The low fat dairy-based breakfast served with an organic bread, sugar-free marmalades, homemade muesli and cold pressed juice from Biarritz based juicery was not my cup of morning pleasure.
Cooking Cuisine Minceur by Michel Guérard
You can either travel to the Landes in Southwestern France to take one of the Cuisine Minceur cooking classes at Michel Guérard Culinary Institute or buy the newest edition of his bets selling book Eat Well and Stay Slim: The Essential Cuisine Minceur. Now also published in English, the cookbook and healthy eating manual covers briefly the nutritional theory that laid the philosophical foundations to his cuisine minceur. Accompanied by cold and warm starters, salads, meat and fish dishes, and for the sweet end inspiring for less calorific desserts, the recipes are described in-depth enough so you will be able to prepare them with ease. Measuring and weighing every morsel precisely, you will get the stated amount of calories, fat and sugar stated with each recipe so you can guard your daily allowance. Beware, this not a quick quirky diet book, but a manual to long term lifestyle changes where pleasure meets healthy nourishment.

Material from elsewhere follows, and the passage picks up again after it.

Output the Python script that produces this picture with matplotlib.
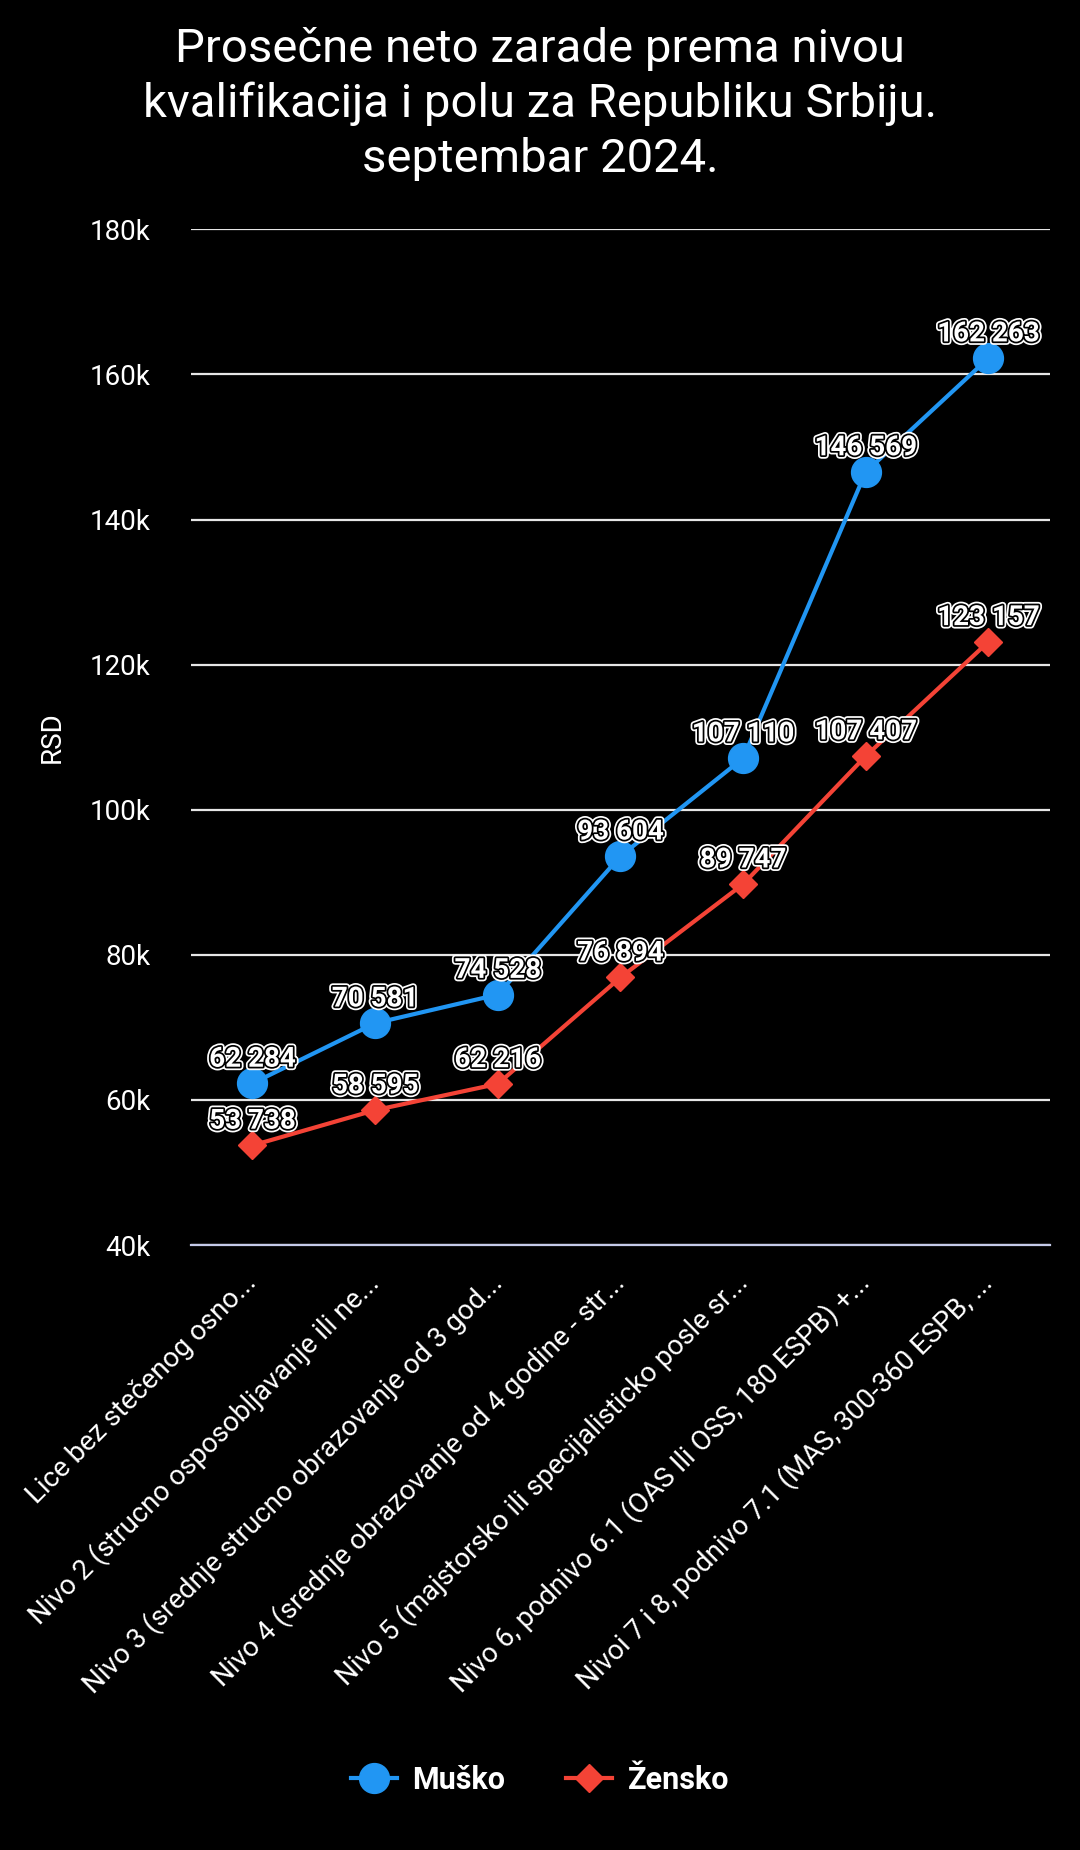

The Essential Cuisine Minceur Toolkit introduces into your cooking “the tools of trade for my minceur, low-calorie approach to gastronomy.” The purées, sauces, stocks, vinaigrettes, will form the base of any dish you imagine to create in your own kitchen. The Vegetable stock is my favourite. Make plenty and use even as a warming (ginger, orange peel and spices) drink that nourishes without any necessary calories (the alcohol from wine mostly evaporates). It is made in a way to reduce vitamin loss, simmered on allow heat for two hours and what is not in the book but the chef taught us during the culinary class is to cut a circle with a small hole in the centre from baking paper and put it on top of the liquid in addition to the lid. Back home using late harvest wine no extra sweetener as per the recipe was needed. The Light vinaigrette turned a bit spongy, not to my taste, and so I was not all over the moon about the spicy sauce with saffron with the Crunchy vegetable spring rolls. The chef again used milk in the sauce which I find unnecessary both for taste, its lactose content and additional saturated fat.
Michel Guérard hints on the French paradox writing “any healthy regime must be rooted in social custom, which means that its meals must include an element of ritual and should be special moments of enjoyment, whether or not they are shared with other people.” Indeed, eating must feel special, so the joy from it sates not only our bellies but also our selves!